◆ The exercise
Identify the lines that include the word "with", then copy all of them.

— Start —

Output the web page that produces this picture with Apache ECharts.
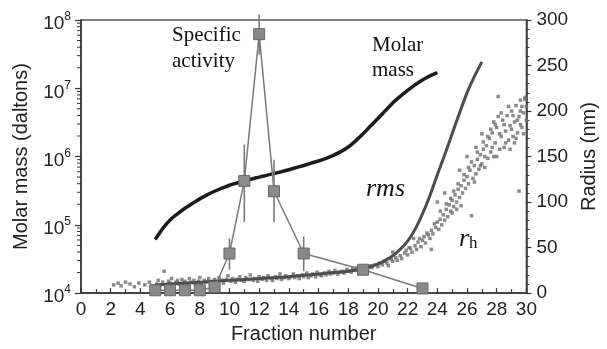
<!DOCTYPE html>
<html>
<head>
<meta charset="utf-8">
<script src="https://cdn.jsdelivr.net/npm/echarts@6/dist/echarts.min.js"></script>
<style>
  html, body { margin: 0; padding: 0; background: #fff; }
  #chart { width: 607px; height: 349px; }
</style>
</head>
<body>
<div id="chart"></div>
<script>
// Specific activity of eluted fractions (log scale, left axis) with error ranges
const activityFraction = [5, 6, 7, 8, 9, 10, 11, 12, 13, 15, 19, 23];
const specificActivity = [1.1e4, 1.1e4, 1.1e4, 1.1e4, 1.22e4, 3.8e4, 4.4e5, 6.2e7, 3.1e5, 3.8e4, 2.2e4, 1.17e4];
const activityLow  = [null, null, null, null, null, 2.2e4, 1.1e5, 3.1e7, 1.1e5, 2.1e4, 2.0e4, null];
const activityHigh = [null, null, null, null, null, 6.3e4, 1.5e6, 1.2e8, 9.0e5, 6.7e4, 2.5e4, null];

// Molar mass (daltons) versus fraction number
const molarFraction = [5, 5.5, 6, 6.5, 7, 7.5, 8, 8.5, 9, 9.5, 10, 10.5, 11, 11.5, 12, 12.5, 13, 13.5, 14, 14.5,
  15, 15.5, 16, 16.5, 17, 17.5, 18, 18.5, 19, 19.5, 20, 20.5, 21, 21.5, 22, 22.5, 23, 23.5, 24];
const molarMass = [6.1e4, 8.8e4, 1.18e5, 1.45e5, 1.75e5, 2.05e5, 2.4e5, 2.75e5, 3.1e5, 3.45e5, 3.8e5, 4.1e5, 4.4e5,
  4.7e5, 5.0e5, 5.3e5, 5.65e5, 6.0e5, 6.4e5, 6.9e5, 7.4e5, 8.0e5, 8.6e5, 9.4e5, 1.04e6, 1.18e6, 1.38e6, 1.7e6,
  2.15e6, 2.8e6, 3.6e6, 4.7e6, 6.1e6, 7.6e6, 9.3e6, 1.12e7, 1.32e7, 1.52e7, 1.7e7];

// rms radius (nm)
const rmsFraction = [5, 6, 7, 8, 9, 10, 11, 12, 13, 14, 15, 16, 17, 18, 19, 19.5, 20, 20.5, 21, 21.5, 22, 22.5,
  23, 23.5, 24, 24.5, 25, 25.5, 26, 26.5, 27];
const rmsRadius = [9, 10, 11, 12, 13, 14, 15, 16, 17, 18, 19.5, 21, 22.5, 24, 27, 29, 32, 36, 41, 48, 57, 70,
  87, 107, 130, 152, 175, 198, 220, 238, 254];

// hydrodynamic radius r_h (nm), individual readings [fraction, radius]
const hydroRadius = [
  [2.2,9],[2.5,11],[2.7,8],[3.0,12],[3.3,10],[3.6,7],[3.9,11],[4.3,9],[4.6,12],[4.8,8],
  [5.1,10],[5.2,14],[5.3,8],[5.5,12],[5.6,24],[5.7,9],[5.9,13],[6.0,11],[6.1,16],[6.2,9],
  [6.4,12],[6.5,14],[6.6,10],[6.8,15],[6.9,11],[7.0,13],[7.2,9],[7.3,16],[7.4,12],[7.6,14],
  [7.7,10],[7.9,13],[8.0,17],[8.1,11],[8.3,14],[8.4,12],[8.6,16],[8.7,10],[8.9,13],[9.0,15],
  [9.2,12],[9.3,17],[9.5,14],[9.6,11],[9.8,15],[9.9,19],[10.1,13],[10.2,16],[10.4,12],[10.5,15],
  [10.7,18],[10.8,14],[11.0,13],[11.1,17],[11.3,15],[11.4,20],[11.6,14],[11.7,16],[11.9,13],[12.0,18],
  [12.2,15],[12.3,17],[12.5,14],[12.6,19],[12.8,16],[12.9,14],[13.1,18],[13.2,16],[13.4,21],[13.5,15],
  [13.7,17],[13.8,19],[14.0,16],[14.1,18],[14.3,21],[14.4,17],[14.6,19],[14.7,16],[14.9,20],[15.0,18],
  [15.2,22],[15.3,17],[15.5,19],[15.6,21],[15.8,18],[15.9,23],[16.1,20],[16.2,19],[16.4,22],[16.5,20],
  [16.7,24],[16.8,21],[17.0,22],[17.1,25],[17.3,21],[17.4,23],[17.6,24],[17.7,22],[17.9,26],[18.0,24],
  [18.2,23],[18.3,27],[18.5,25],[18.6,28],[18.8,26],[19.0,27],[19.1,29],[19.3,27],[19.5,30],[19.6,28],
  [19.8,31],[20.0,29],[20.1,33],[20.3,31],[20.4,35],[20.6,33],[20.7,30],[20.9,37],[21.0,35],[21.2,39],
  [21.3,36],[21.5,41],[21.6,38],[21.8,44],[21.9,47],[22.0,42],[22.2,49],[22.3,45],[22.5,52],[22.6,48],
  [22.7,56],[22.9,51],[23.0,58],[23.1,62],[23.2,55],[23.4,64],[23.5,60],[23.6,69],[23.7,65],[23.9,72],
  [24.0,78],[24.1,70],[24.2,81],[24.3,75],[24.4,86],[24.5,80],[24.6,92],[24.7,84],[24.8,97],[24.9,90],
  [25.0,102],[25.1,95],[25.2,108],[25.3,100],[25.4,114],[25.5,105],[25.6,118],[25.7,110],[25.8,124],[25.9,115],
  [26.0,128],[26.1,120],[26.2,135],[26.3,85],[26.4,126],[26.5,140],[26.6,131],[26.7,147],[26.8,136],[26.9,152],
  [27.0,142],[27.1,158],[27.2,138],[27.3,162],[27.4,148],[27.5,170],[27.6,155],[27.7,176],[27.8,150],[27.9,165],
  [28.0,182],[28.1,216],[28.2,158],[28.3,172],[28.4,190],[28.5,160],[28.6,178],[28.7,195],[28.8,168],[28.9,184],
  [29.0,200],[29.1,172],[29.2,188],[29.3,206],[29.4,176],[29.5,194],[29.6,212],[29.7,182],[29.8,198],[29.9,215],
  [30.0,190],[29.5,112],[23.6,48],[24.5,110],[25.5,135],[26.0,150],[27.0,175],[24.0,100],[28.1,194],[29.6,200],
  [29.9,213],[22.4,60],[21.0,45],[26.6,160],[27.8,188],
  [24.2,90],[24.6,98],[24.9,104],[25.1,112],[25.4,120],[25.6,96],[25.8,130],[26.1,138],[26.3,144],[26.5,122],
  [26.7,155],[26.9,140],[27.1,166],[27.2,150],[27.4,172],[27.6,180],[27.7,160],[27.9,185],[28.2,175],[28.3,198],
  [28.5,185],[28.6,165],[28.8,205],[29.0,180],[29.1,195],[29.3,170],[29.4,190],[29.6,185],[29.7,205],[29.8,175],
  [30.0,205],[28.0,150],[28.9,158],[29.2,165],[25.0,88],[25.3,92],[23.8,76],[23.3,66],[22.8,60],[22.1,50]
];

// Axis ticks
const fractionTickStep = 2;
const radiusTickStep = 50;
const massDecades = [1e4, 1e5, 1e6, 1e7];
const massMinorSteps = [2, 3, 4, 5, 6, 7, 8, 9];
const massMinorTicks = [];
massDecades.forEach(d => massMinorSteps.forEach(m => massMinorTicks.push(d * m)));

const sans = '"Liberation Sans", Arial, sans-serif';
const serif = '"Liberation Serif", "Times New Roman", serif';
const axisColor = '#333';

const chart = echarts.init(document.getElementById('chart'), null, { renderer: 'canvas' });

const option = {
  animation: false,
  backgroundColor: '#fff',
  grid: { left: 81, right: 73, top: 20, bottom: 54, show: true, borderColor: '#555', borderWidth: 1.5 },
  xAxis: {
    type: 'value', min: 0, max: 30, interval: fractionTickStep,
    name: 'Fraction number', nameLocation: 'middle', nameGap: 28,
    nameTextStyle: { fontFamily: sans, fontSize: 20, color: '#222' },
    axisLine: { lineStyle: { color: axisColor, width: 1.5 } },
    axisTick: { inside: true, length: 5, lineStyle: { color: axisColor, width: 1.2 } },
    minorTick: { show: true, splitNumber: 2, length: 4, lineStyle: { color: axisColor, width: 1.2 } },
    axisLabel: { fontFamily: sans, fontSize: 19, color: '#222', margin: 7 },
    splitLine: { show: false }
  },
  yAxis: [
    {
      type: 'log', logBase: 10, min: 1e4, max: 1e8, position: 'left',
      name: 'Molar mass (daltons)', nameLocation: 'middle', nameGap: 50, nameRotate: 90,
      nameTextStyle: { fontFamily: sans, fontSize: 20, color: '#222' },
      axisLine: { show: true, lineStyle: { color: axisColor, width: 1.5 } },
      axisTick: { show: true, length: 6, lineStyle: { color: axisColor, width: 1.2 } },
      axisLabel: {
        fontFamily: sans, color: '#222', margin: 10,
        formatter: v => '{b|10}{s|' + Math.round(Math.log10(v)) + '}',
        rich: {
          b: { fontFamily: sans, fontSize: 19, color: '#222', padding: [8, 0, 0, 0] },
          s: { fontFamily: sans, fontSize: 12, color: '#222', padding: [0, 0, 6, 0] }
        }
      },
      splitLine: { show: false }
    },
    {
      type: 'value', min: 0, max: 300, interval: radiusTickStep, position: 'right',
      name: 'Radius (nm)', nameLocation: 'middle', nameGap: 51, nameRotate: 90,
      nameTextStyle: { fontFamily: sans, fontSize: 20, color: '#222' },
      axisLine: { show: true, lineStyle: { color: axisColor, width: 1.5 } },
      axisTick: { show: true, length: 5, lineStyle: { color: axisColor, width: 1.2 } },
      minorTick: { show: true, splitNumber: 5, length: 3, lineStyle: { color: axisColor, width: 1 } },
      axisLabel: { fontFamily: sans, fontSize: 19, color: '#222', margin: 10 },
      splitLine: { show: false }
    }
  ],
  series: [
    {
      name: 'r_h', type: 'scatter', yAxisIndex: 1, data: hydroRadius,
      symbol: 'rect', symbolSize: 3.5, itemStyle: { color: '#6e6e6e' }, z: 2
    },
    {
      name: 'rms', type: 'line', yAxisIndex: 1, smooth: 0.3, showSymbol: false,
      data: rmsFraction.map((f, i) => [f, rmsRadius[i]]),
      lineStyle: { color: '#4d4d4d', width: 3 }, z: 3
    },
    {
      name: 'Molar mass', type: 'line', yAxisIndex: 0, smooth: 0.3, showSymbol: false,
      data: molarFraction.map((f, i) => [f, molarMass[i]]),
      lineStyle: { color: '#1c1c1c', width: 3.5 }, z: 3
    },
    {
      name: 'Activity range', type: 'custom', yAxisIndex: 0, clip: false, z: 4,
      data: activityFraction.map((f, i) => [f, activityLow[i], activityHigh[i]])
        .filter(d => d[1] !== null),
      renderItem: (params, api) => {
        const lo = api.coord([api.value(0), api.value(1)]);
        const hi = api.coord([api.value(0), api.value(2)]);
        return {
          type: 'line',
          shape: { x1: lo[0], y1: lo[1], x2: hi[0], y2: hi[1] },
          style: { stroke: '#7a7a7a', lineWidth: 1.6 }
        };
      }
    },
    {
      name: 'Specific activity', type: 'line', yAxisIndex: 0,
      data: activityFraction.map((f, i) => [f, specificActivity[i]]),
      symbol: 'rect', symbolSize: 11, showAllSymbol: true,
      itemStyle: { color: '#8a8a8a', borderColor: '#666', borderWidth: 1 },
      lineStyle: { color: '#7a7a7a', width: 1.5 }, z: 5
    },
    {
      name: 'Mass minor ticks', type: 'custom', yAxisIndex: 0, clip: false, silent: true, z: 6,
      data: massMinorTicks.map(v => [0, v]),
      renderItem: (params, api) => {
        const p = api.coord([0, api.value(1)]);
        return {
          type: 'line',
          shape: { x1: p[0] - 4, y1: p[1], x2: p[0], y2: p[1] },
          style: { stroke: axisColor, lineWidth: 1 }
        };
      }
    }
  ],
  graphic: [
    {
      type: 'text', left: 172, top: 22,
      style: { text: 'Specific\nactivity', fontFamily: serif, fontSize: 21, lineHeight: 26, fill: '#111' }
    },
    {
      type: 'text', left: 372, top: 33,
      style: { text: 'Molar\nmass', fontFamily: serif, fontSize: 21, lineHeight: 25, fill: '#111' }
    },
    {
      type: 'text', left: 366, top: 176,
      style: { text: 'rms', fontFamily: serif, fontStyle: 'italic', fontSize: 26, fill: '#111' }
    },
    {
      type: 'text', left: 459, top: 226,
      style: {
        text: '{r|r}{h|h}', fill: '#111',
        rich: {
          r: { fontFamily: serif, fontStyle: 'italic', fontSize: 26 },
          h: { fontFamily: serif, fontSize: 17, padding: [10, 0, 0, 0] }
        }
      }
    }
  ]
};

chart.setOption(option);
</script>
</body>
</html>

— End —

◆ Final result
Output the web page that produces this picture with Apache ECharts.
// Specific activity of eluted fractions (log scale, left axis) with error ranges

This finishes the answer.